Pour l’ADA, cette décision fait de la loi DADVSI le texte le plus dur jamais passé dans le monde. Pour Aziz Ridouan, président de l’ADA, « le Ministre de la Culture Renaud Donnedieu de Vabres est à l’origine d’un texte liberticide où les 12 millions d’internautes français risquent 5 ans de prison et 500 000 euros d’amende chaque fois qu’ils téléchargent un fichier sur Internet. »

« Il ne fait aucun doute que l’adoption de cette loi débouchera sur des poursuites en série contre les internautes, les développeurs de logiciels, les créateurs de blogs, de forums et de sites Internet », poursuit l’association.

Pour l’UFC Que Choisir ?, « c’est de pire en pire ». L’association « s’inquiète des conséquences de la décision du Conseil constitutionnel qui a censuré les dispositions du texte les moins défavorables aux consommateurs, ce qui aboutit à renforcer la logique inadmissible du « tout répressif » du projet de loi ».

Et de poursuivre: « la France va-t-elle se singulariser comme étant l’un des Etats européens les plus répressifs ? Il est temps d’arrêter de s’arc-bouter sur des interdits illusoires et des sanctions stériles ».

L’UFC demande « de renvoyer les dispositions déclarées contraires à la Constitution au Parlement. Puisque la Conseil a fondé sa décision sur le caractère trop flou de nombreuses notions, il importe qu’un débat soit rouvert ».

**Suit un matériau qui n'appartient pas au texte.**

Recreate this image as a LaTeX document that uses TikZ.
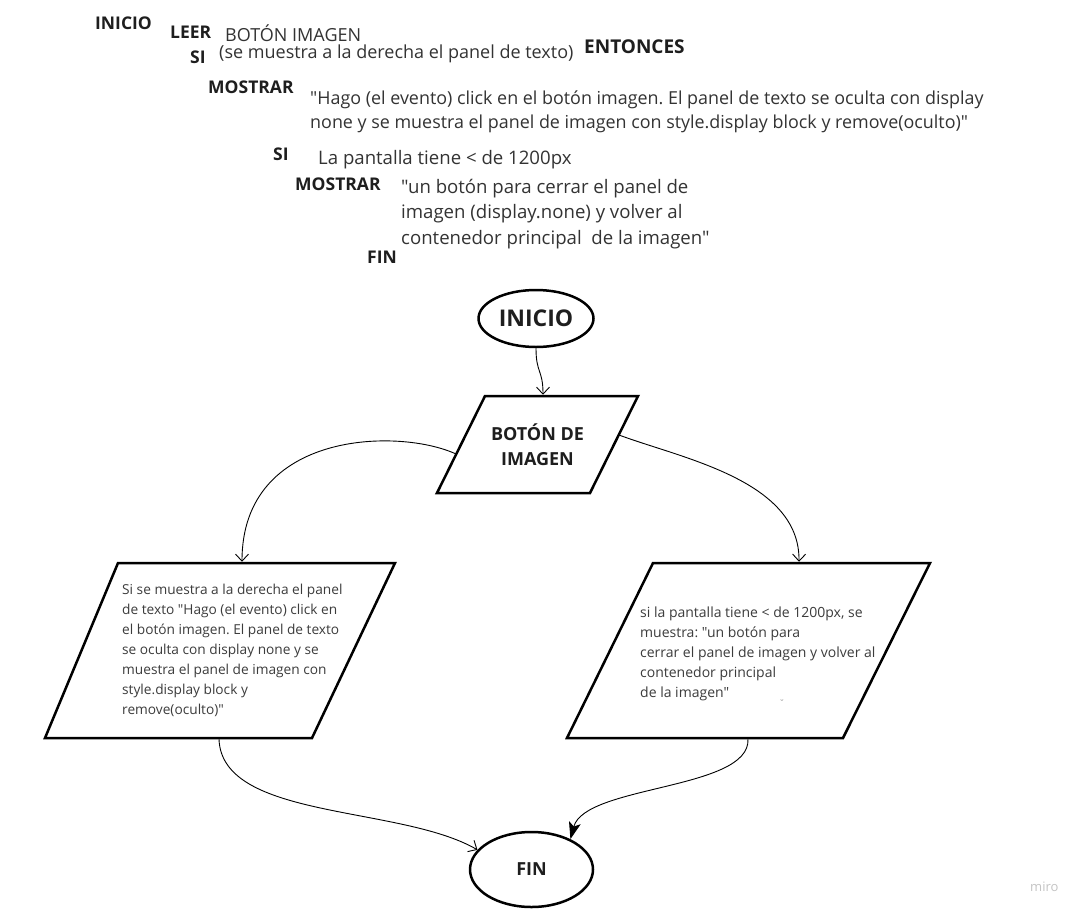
\documentclass[tikz,border=0pt]{standalone}
\usepackage{fontspec}
\setmainfont{Open Sans}[Ligatures=TeXOff]
\usetikzlibrary{arrows.meta,shapes.geometric}
\definecolor{txtgray}{HTML}{333333}
\definecolor{kwblack}{HTML}{1E1E1E}
\definecolor{paratxt}{HTML}{3C3C3C}
\definecolor{mirogray}{HTML}{C4C4C4}
\newcommand\mylines[1]{\begin{tabular}[t]{@{}l@{}}#1\end{tabular}}
\frenchspacing
\begin{document}
\frenchspacing
\begin{tikzpicture}[x=1pt,y=-1pt,
  kw/.style={anchor=base west,inner sep=0pt,text=kwblack,font=\bfseries\fontsize{17.5}{20}\selectfont},
  tx/.style={anchor=base west,inner sep=0pt,text=txtgray,font=\fontsize{18}{24}\selectfont},
  txb/.style={tx,font=\fontsize{18.6}{25.5}\selectfont},
  ptx/.style={anchor=base west,inner sep=0pt,text=paratxt,font=\fontsize{14}{20}\selectfont},
  term/.style={draw=black,ellipse,line width=2.5pt,inner sep=0pt,text=kwblack},
  pshape/.style={draw=black,line width=2.5pt,line join=miter},
  conn/.style={draw=black,line width=0.9pt},
  openarr/.style={-{Straight Barb[length=7pt,width=13pt]}},
  fillarr/.style={-{Stealth[length=17pt,width=12pt,inset=4pt]}}
]
\path[fill=white] (0,0) rectangle (1089,918);
\useasboundingbox (0,0) rectangle (1089,918);

% ---- pseudocode text ----
\node[kw] (t-inicio) at (95,29) {INICIO};
\node[kw] (t-leer) at (170,38) {LEER};
\node[tx] (t-boton) at (225,41) {BOTÓN IMAGEN};
\node[kw] (t-si1) at (190,63) {SI};
\node[tx] (t-cond1) at (219,58) {(se muestra a la derecha el panel de texto)};
\node[kw,font=\bfseries\fontsize{19}{22}\selectfont] (t-entonces) at (584,53) {ENTONCES};
\node[kw] (t-most1) at (208,93) {MOSTRAR};
\node[tx,font=\fontsize{17.9}{24}\selectfont] (t-msg1) at (310,104) {\mylines{"Hago (el evento) click en el botón imagen. El panel de texto se oculta con display\\none y se muestra el panel de imagen con style.display block y remove(oculto)"}};
\node[kw] (t-si2) at (273,160) {SI};
\node[txb] (t-cond2) at (318,164) {La pantalla tiene < de 1200px};
\node[kw] (t-most2) at (295,190) {MOSTRAR};
\node[txb] (t-msg2) at (401,193) {\mylines{"un botón para cerrar el panel de\\imagen (display.none) y volver al\\contenedor principal\ \ de la imagen"}};
\node[kw] (t-fin) at (367,263) {FIN};

% ---- flowchart ----
\node[term, minimum width=115pt, minimum height=57pt, font=\bfseries\fontsize{23}{26}\selectfont] (inicio) at (536,318.5) {INICIO};

\coordinate (b1) at (485,396);
\coordinate (b2) at (638,396);
\coordinate (b3) at (590,493);
\coordinate (b4) at (437,493);
\draw[pshape] (b1) -- (b2) -- (b3) -- (b4) -- cycle;
\node[align=center, inner sep=0pt, font=\bfseries\fontsize{18}{25}\selectfont, text=kwblack] (boton) at (537.5,444.5) {BOTÓN DE\\IMAGEN};
\coordinate (boton-in) at (543,394.75);
\coordinate (boton-left) at (456,454);
\coordinate (boton-right) at (619,435);

\coordinate (l1) at (118,563);
\coordinate (l2) at (395,563);
\coordinate (l3) at (312,738);
\coordinate (l4) at (45,738);
\draw[pshape] (l1) -- (l2) -- (l3) -- (l4) -- cycle;
\coordinate (left-in) at (242,561.75);
\coordinate (left-out) at (219,739.25);
\node[ptx,font=\fontsize{13.7}{20}\selectfont] (ltext) at (122,594) {\mylines{Si se muestra a la derecha el panel\\de texto "Hago (el evento) click en\\el botón imagen. El panel de texto\\se oculta con display none y se\\muestra el panel de imagen con\\style.display block y\\remove(oculto)"}};

\coordinate (r1) at (653,563);
\coordinate (r2) at (930,563);
\coordinate (r3) at (843,738);
\coordinate (r4) at (567,738);
\draw[pshape] (r1) -- (r2) -- (r3) -- (r4) -- cycle;
\coordinate (right-in) at (799,561.75);
\coordinate (right-out) at (748,739.25);
\node[ptx] (rtext) at (640,617) {\mylines{si la pantalla tiene < de 1200px, se\\muestra: "un botón para\\cerrar el panel de imagen y volver al\\contenedor principal\\de la imagen"}};
\node[inner sep=0pt, text=gray, font=\fontsize{9}{9}\selectfont] (mark) at (782,703) {˘};

\node[term, minimum width=123pt, minimum height=75pt, font=\bfseries\fontsize{18}{22}\selectfont] (fin) at (531.5,869.5) {FIN};

% ---- connectors ----
\draw[conn,openarr] (inicio.south) .. controls +(0,25) and +(0,-25) .. (boton-in);
\draw[conn,openarr] (boton-left) .. controls (400,428) and (242,430) .. (left-in);
\draw[conn,openarr] (boton-right) .. controls (680,458) and (800,480) .. (right-in);
\draw[conn,openarr] (left-out) .. controls (222,820) and (400,805) .. (fin.160);
\draw[conn,fillarr] (right-out) .. controls (750,790) and (585,785) .. (fin.38);

\node[anchor=base west, inner sep=0pt, text=mirogray, font=\fontsize{13}{15}\selectfont] (miro) at (1030,891) {miro};
\end{tikzpicture}
\end{document}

Enfin, l’initiative EUCD.info dénonce un « durcissement incroyable du texte » et estime qu’il s’agit « d’un nouveau camouflet pour le ministre de la Culture ».

Christophe Espern, de l’initiative EUCD.INFO commente: « A l’évidence la décision du Conseil Constitutionnel satisfera les majors du disque, du film et du logiciel propriétaire. Le public, la communauté du logiciel libre et les artistes sont les grands perdants de cette saisine ».